§ Source data
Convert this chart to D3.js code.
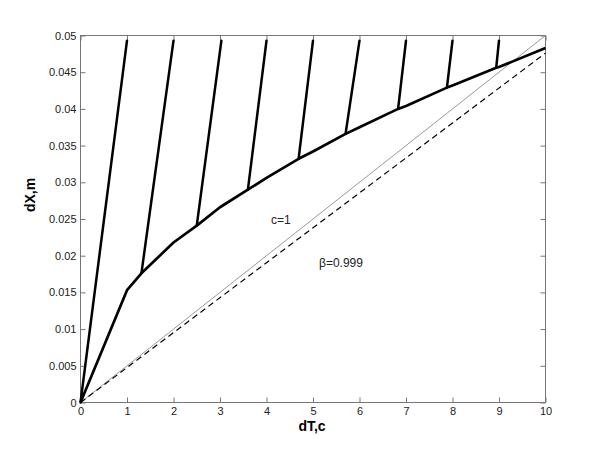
<!DOCTYPE html>
<html><head><meta charset="utf-8">
<script src="https://cdn.jsdelivr.net/npm/d3@7"></script>
<style>body{margin:0;background:#fff}svg{display:block}text{font-family:"Liberation Sans",Arial,sans-serif}</style>
</head><body>
<svg id="c" width="604" height="454"></svg>
<script>
// Data
const curveX = [0, 1, 1.31, 2, 2.5, 3, 3.6, 4, 4.69, 5, 5.7, 6, 6.83, 7, 7.88, 8, 8.94, 9, 10];
const curveY = [0, 0.0153, 0.0176, 0.0218, 0.0241, 0.0266, 0.0290, 0.0306, 0.0332, 0.0342, 0.0366, 0.0375, 0.0400, 0.0404, 0.0429, 0.0432, 0.0456, 0.0457, 0.0483];
const slantTopX = [1, 2, 3.03, 4, 5, 6, 7, 8, 9];
const slantTopY = [0.0493, 0.0493, 0.0493, 0.0493, 0.0493, 0.0493, 0.0493, 0.0493, 0.0493];
const slantBotX = [0, 1.31, 2.5, 3.6, 4.69, 5.7, 6.83, 7.88, 8.94];
const slantBotY = [0, 0.0176, 0.0241, 0.0290, 0.0332, 0.0366, 0.0400, 0.0429, 0.0456];
const lightX = [0, 10], lightY = [0, 0.05];      // c=1
const betaX = [0, 10], betaY = [0, 0.0476];      // beta=0.999
const xTicks = [0,1,2,3,4,5,6,7,8,9,10];
const yTicks = [0,0.005,0.01,0.015,0.02,0.025,0.03,0.035,0.04,0.045,0.05];
const yTickLabels = ["0","0.005","0.01","0.015","0.02","0.025","0.03","0.035","0.04","0.045","0.05"];

const svg = d3.select("#c");
const L = 80.5, R = 545.5, T = 35.5, B = 402.5;
const x = d3.scaleLinear().domain([0, 10]).range([L, R]);
const y = d3.scaleLinear().domain([0, 0.05]).range([B, T]);
const line = d3.line().x(d => x(d[0])).y(d => y(d[1]));
const axisColor = "#777";

// box
svg.append("rect").attr("x", L).attr("y", T).attr("width", R - L).attr("height", B - T)
  .attr("fill", "none").attr("stroke", axisColor).attr("stroke-width", 1);

// axes (ticks inside)
const gx = svg.append("g").attr("transform", `translate(0,${B})`)
  .call(d3.axisBottom(x).tickValues(xTicks).tickSize(-5).tickPadding(5).tickFormat(d3.format("d")));
const gxt = svg.append("g").attr("transform", `translate(0,${T})`)
  .call(d3.axisTop(x).tickValues(xTicks).tickSize(-5).tickFormat(""));
const gy = svg.append("g").attr("transform", `translate(${L},0)`)
  .call(d3.axisLeft(y).tickValues(yTicks).tickSize(-5).tickPadding(4).tickFormat((d, i) => yTickLabels[i]));
const gyr = svg.append("g").attr("transform", `translate(${R},0)`)
  .call(d3.axisRight(y).tickValues(yTicks).tickSize(-5).tickFormat(""));
[gx, gxt, gy, gyr].forEach(g => {
  g.select(".domain").remove();
  g.selectAll(".tick line").attr("stroke", axisColor);
  g.selectAll(".tick text").attr("fill", "#222").style("font-size", "11px")
    .style("font-family", '"Liberation Sans",Arial,sans-serif');
});

// reference lines
svg.append("path").datum(lightX.map((v, i) => [v, lightY[i]])).attr("d", line)
  .attr("fill", "none").attr("stroke", "#999").attr("stroke-width", 1);
svg.append("path").datum(betaX.map((v, i) => [v, betaY[i]])).attr("d", line)
  .attr("fill", "none").attr("stroke", "#000").attr("stroke-width", 1.2).attr("stroke-dasharray", "6,4");

// slanted world lines
slantTopX.forEach((v, i) => {
  svg.append("path").datum([[slantBotX[i], slantBotY[i]], [v, slantTopY[i]]]).attr("d", line)
    .attr("fill", "none").attr("stroke", "#000").attr("stroke-width", 2.5).attr("stroke-linecap", "round");
});

// main curve
svg.append("path").datum(curveX.map((v, i) => [v, curveY[i]])).attr("d", line)
  .attr("fill", "none").attr("stroke", "#000").attr("stroke-width", 2.7).attr("stroke-linejoin", "round");

// annotations
svg.append("text").attr("x", 271).attr("y", 224).attr("fill", "#222").style("font-size", "12px").text("c=1");
svg.append("text").attr("x", 319).attr("y", 267).attr("fill", "#222").style("font-size", "12px").text("β=0.999");

// axis labels
svg.append("text").attr("x", x(5) - 1).attr("y", 431).attr("text-anchor", "middle")
  .style("font-size", "14px").style("font-weight", "bold").text("dT,c");
svg.append("text").attr("transform", "translate(35,195) rotate(-90)").attr("text-anchor", "middle")
  .style("font-size", "14px").style("font-weight", "bold").text("dX,m");
</script>
</body></html>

§ Job
Write out the whole listing again, exactly, with no pictures.

§ Solved exercise
Convert this chart to D3.js code.
<!DOCTYPE html>
<html><head><meta charset="utf-8">
<script src="https://cdn.jsdelivr.net/npm/d3@7"></script>
<style>body{margin:0;background:#fff}svg{display:block}text{font-family:"Liberation Sans",Arial,sans-serif}</style>
</head><body>
<svg id="c" width="604" height="454"></svg>
<script>
// Data
const curveX = [0, 1, 1.31, 2, 2.5, 3, 3.6, 4, 4.69, 5, 5.7, 6, 6.83, 7, 7.88, 8, 8.94, 9, 10];
const curveY = [0, 0.0153, 0.0176, 0.0218, 0.0241, 0.0266, 0.0290, 0.0306, 0.0332, 0.0342, 0.0366, 0.0375, 0.0400, 0.0404, 0.0429, 0.0432, 0.0456, 0.0457, 0.0483];
const slantTopX = [1, 2, 3.03, 4, 5, 6, 7, 8, 9];
const slantTopY = [0.0493, 0.0493, 0.0493, 0.0493, 0.0493, 0.0493, 0.0493, 0.0493, 0.0493];
const slantBotX = [0, 1.31, 2.5, 3.6, 4.69, 5.7, 6.83, 7.88, 8.94];
const slantBotY = [0, 0.0176, 0.0241, 0.0290, 0.0332, 0.0366, 0.0400, 0.0429, 0.0456];
const lightX = [0, 10], lightY = [0, 0.05];      // c=1
const betaX = [0, 10], betaY = [0, 0.0476];      // beta=0.999
const xTicks = [0,1,2,3,4,5,6,7,8,9,10];
const yTicks = [0,0.005,0.01,0.015,0.02,0.025,0.03,0.035,0.04,0.045,0.05];
const yTickLabels = ["0","0.005","0.01","0.015","0.02","0.025","0.03","0.035","0.04","0.045","0.05"];

const svg = d3.select("#c");
const L = 80.5, R = 545.5, T = 35.5, B = 402.5;
const x = d3.scaleLinear().domain([0, 10]).range([L, R]);
const y = d3.scaleLinear().domain([0, 0.05]).range([B, T]);
const line = d3.line().x(d => x(d[0])).y(d => y(d[1]));
const axisColor = "#777";

// box
svg.append("rect").attr("x", L).attr("y", T).attr("width", R - L).attr("height", B - T)
  .attr("fill", "none").attr("stroke", axisColor).attr("stroke-width", 1);

// axes (ticks inside)
const gx = svg.append("g").attr("transform", `translate(0,${B})`)
  .call(d3.axisBottom(x).tickValues(xTicks).tickSize(-5).tickPadding(5).tickFormat(d3.format("d")));
const gxt = svg.append("g").attr("transform", `translate(0,${T})`)
  .call(d3.axisTop(x).tickValues(xTicks).tickSize(-5).tickFormat(""));
const gy = svg.append("g").attr("transform", `translate(${L},0)`)
  .call(d3.axisLeft(y).tickValues(yTicks).tickSize(-5).tickPadding(4).tickFormat((d, i) => yTickLabels[i]));
const gyr = svg.append("g").attr("transform", `translate(${R},0)`)
  .call(d3.axisRight(y).tickValues(yTicks).tickSize(-5).tickFormat(""));
[gx, gxt, gy, gyr].forEach(g => {
  g.select(".domain").remove();
  g.selectAll(".tick line").attr("stroke", axisColor);
  g.selectAll(".tick text").attr("fill", "#222").style("font-size", "11px")
    .style("font-family", '"Liberation Sans",Arial,sans-serif');
});

// reference lines
svg.append("path").datum(lightX.map((v, i) => [v, lightY[i]])).attr("d", line)
  .attr("fill", "none").attr("stroke", "#999").attr("stroke-width", 1);
svg.append("path").datum(betaX.map((v, i) => [v, betaY[i]])).attr("d", line)
  .attr("fill", "none").attr("stroke", "#000").attr("stroke-width", 1.2).attr("stroke-dasharray", "6,4");

// slanted world lines
slantTopX.forEach((v, i) => {
  svg.append("path").datum([[slantBotX[i], slantBotY[i]], [v, slantTopY[i]]]).attr("d", line)
    .attr("fill", "none").attr("stroke", "#000").attr("stroke-width", 2.5).attr("stroke-linecap", "round");
});

// main curve
svg.append("path").datum(curveX.map((v, i) => [v, curveY[i]])).attr("d", line)
  .attr("fill", "none").attr("stroke", "#000").attr("stroke-width", 2.7).attr("stroke-linejoin", "round");

// annotations
svg.append("text").attr("x", 271).attr("y", 224).attr("fill", "#222").style("font-size", "12px").text("c=1");
svg.append("text").attr("x", 319).attr("y", 267).attr("fill", "#222").style("font-size", "12px").text("β=0.999");

// axis labels
svg.append("text").attr("x", x(5) - 1).attr("y", 431).attr("text-anchor", "middle")
  .style("font-size", "14px").style("font-weight", "bold").text("dT,c");
svg.append("text").attr("transform", "translate(35,195) rotate(-90)").attr("text-anchor", "middle")
  .style("font-size", "14px").style("font-weight", "bold").text("dX,m");
</script>
</body></html>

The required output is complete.